MapR was actually very, very interesting because it had open and closed parts. But they were good about finding a balance – it wasn’t just all proprietary software or all open source. I tried to be very publicly clear about our decisions about open sourcing some features and keeping others proprietary. One of the challenges of a vendor-backed open source technology is that you’re going to have a culture gap inside the company. You have people come from closed source, and you have people that come from open source, and neither side necessarily understands the other. But despite that, I felt much better being straightforward and honest about our decisions rather than pretending that everything was open.

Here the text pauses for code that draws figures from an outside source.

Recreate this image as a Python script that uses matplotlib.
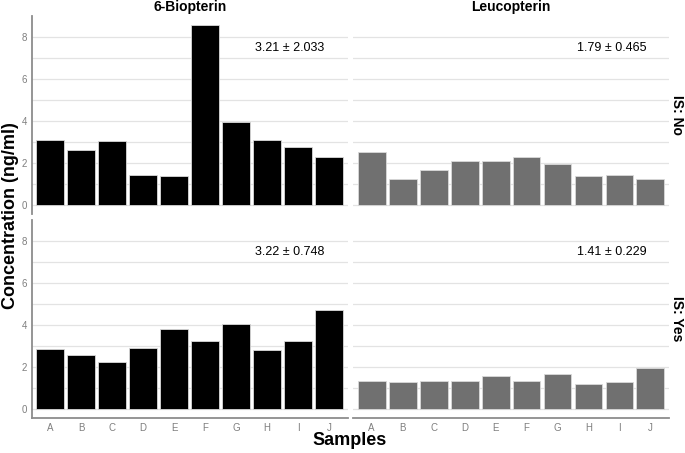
import matplotlib
matplotlib.use('Agg')

import matplotlib.pyplot as plt
import numpy as np

samples = ['A', 'B', 'C', 'D', 'E', 'F', 'G', 'H', 'I', 'J']
compounds = ['6-Biopterin', 'Leucopterin']
is_levels = ['IS: No', 'IS: Yes']

bio_no = [3.10, 2.62, 3.04, 1.42, 1.38, 8.58, 3.97, 3.10, 2.78, 2.28]
leu_no = [2.51, 1.23, 1.69, 2.09, 2.09, 2.31, 1.94, 1.38, 1.41, 1.26]
bio_yes = [2.87, 2.58, 2.25, 2.91, 3.79, 3.26, 4.06, 2.79, 3.22, 4.74]
leu_yes = [1.31, 1.28, 1.35, 1.35, 1.58, 1.35, 1.68, 1.20, 1.28, 1.93]

labels_no = ['3.21 ± 2.033', '1.79 ± 0.465']
labels_yes = ['3.22 ± 0.748', '1.41 ± 0.229']

bar_colors = ['black', '#707070']

plt.rcParams['font.family'] = ['Liberation Sans', 'DejaVu Sans']

fig = plt.figure(figsize=(6.85, 4.53), dpi=100)

lefts = [31.7 / 685, 353.1 / 685]
width = 315.9 / 685
bottoms = [1 - 214 / 453, 1 - 418 / 453]
height = 198.5 / 453

data = [[bio_no, leu_no], [bio_yes, leu_yes]]
labels = [labels_no, labels_yes]
x = np.arange(len(samples))
spine_col = '#8c8c8c'
grid_col = '#e3e3e3'

for r in range(2):
    for c in range(2):
        ax = fig.add_axes([lefts[c], bottoms[r], width, height])
        ax.set_axisbelow(True)
        ax.bar(x, data[r][c], width=0.9, color=bar_colors[c], edgecolor='#d9d9d9', linewidth=0.6)
        ax.set_xlim(-0.6, 9.6)
        ax.set_ylim(-0.43, 9.03)
        ax.set_yticks([0, 2, 4, 6, 8])
        ax.set_yticks([1, 3, 5, 7], minor=True)
        ax.grid(True, which='both', axis='y', color=grid_col, linewidth=0.9)
        ax.set_xticks(x)
        for s in ax.spines.values():
            s.set_visible(False)
        ax.tick_params(which='both', length=0, colors='#7f7f7f', labelsize=7)
        if c == 0:
            ax.spines['left'].set_visible(True)
            ax.spines['left'].set_color(spine_col)
            ax.spines['left'].set_linewidth(1.3)
        else:
            ax.set_yticklabels([])
        if r == 1:
            ax.spines['bottom'].set_visible(True)
            ax.spines['bottom'].set_color(spine_col)
            ax.spines['bottom'].set_linewidth(1.3)
            ax.set_xticklabels(samples)
        else:
            ax.set_xticklabels([])
        ax.text(7.74, 7.5, labels[r][c], ha='center', va='center', fontsize=9)
        if r == 0:
            ax.set_title(compounds[c], fontsize=10, fontweight='bold', pad=3)
        if c == 1:
            fig.text(677 / 685, bottoms[r] + height / 2, is_levels[r], rotation=270,
                     ha='center', va='center', fontsize=10, fontweight='bold')

fig.text(0.016, 0.525, 'Concentration (ng/ml)', rotation=90, ha='center', va='center',
         fontsize=13, fontweight='bold')
fig.text(0.511, 0.027, 'Samples', ha='center', va='center', fontsize=13, fontweight='bold')

fig.savefig('out.png', dpi=100)
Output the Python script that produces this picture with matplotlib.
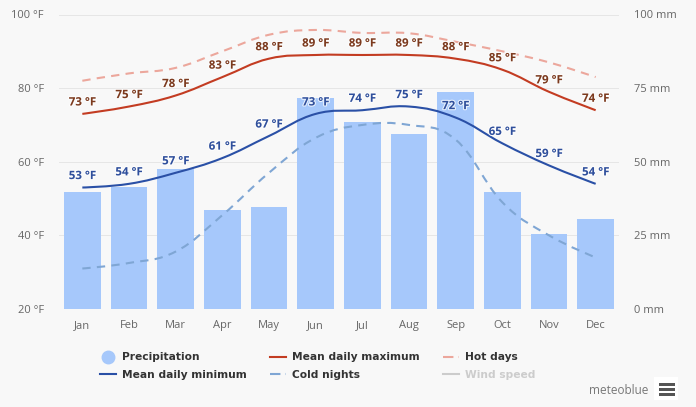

When it comes to building open source communities around projects, I’m sure you’ve seen many times that things can go wrong. In some cases that might mean a project splits off, or forks, from the original project. In your experience, what can that mean for a community?

It’s so sad when communities split up. When these destructive forks happen, quite frankly it’s a huge tragedy for open source. The common characteristics of these cases are that a) everyone is just confused and b) there typically are major differences in worldviews of the same events on either side of the fork, making it very hard to get people together when there’s no shared understanding of what was happening. I see these two specific things happen when it comes to bad forks:

  1. Both projects keep the same name or too similar of a name, so no one knows the differences between the two
  2. Splitting the project splits the community, and this may render both irrelevant

If you split a community, a mailing list, a slack channel, there’s a reverse of synergy effect. A lot of good people who want to contribute to something but don’t really like conflict end up just leaving. People have plenty of distractions in their lives. And they have plenty of other opportunities to be creative, fun, and happy. Then like 10 years later they go, “Oh, I remember that, wonder what happened to it?”

What’s a specific example of a fork that went wrong? 

Sun’s Open Office/LibreOffice project split was a classic fork that split the community. As Sun’s contributions to the project declined, there were concerns from the Open Office community over whether it would remain under a neutral foundation. When Oracle acquired Sun, discussions of a fork began and as a result, LibreOffice was created and the community was split between the two projects. Unfortunately, it created a lot of conflict and negativity which harmed both products and the Open Office/LibreOffice community at large. Much of the community stopped contributing and maintaining either.

The Hudson/Jenkins fork is a fork that had a similar potential for problems, but essentially the entire community left the original Hudson branch and moved over to the Jenkins fork. Today, it is hard to see that there ever was a fork. Things that went right included distinctive naming (Hudson versus Jenkins) and a strong consensus about which fork to stay with moving forward (Jenkins). The original Hudson project moved to the Eclipse foundation, but has been dormant since 2017, leaving room for Jenkins to flourish.

What about projects that keep too similar of a name? We’re seeing that play out today with the Presto open source project with the original PrestoDB and the similarly-named fork PrestoSQL. What are your thoughts on this?

My initial reaction with Presto is that I always have to go look up which one is which. There’s PrestoSQL, PrestoDB, Presto Foundation, Presto Software Foundation and I can’t keep them straight. And so there’s massive confusion unless you’re one of the participants – as an outsider, I have no idea which one is which. From what I understand about the project, my guess is that the Presto creators who worked at Facebook didn’t make it apparent that they were going off to start a new community. They may not have been as open as they could have been about this, as sometimes happens when people leave a company. Later Facebook decided to put more effort behind the community, and it caused confusion because there’s now effectively two communities with nearly identical names.

But I think that the moral of the story is that when you name something, names matter. Anybody who forks should have a completely different name. That alone makes it easier for everyone to understand. Of course, it isn’t always clear which is the fork and which is the original, but at least you’d know if it was Presto in one place and Abracadabra in the other. Everybody would get it. It doesn’t even matter all that much which side gets which name.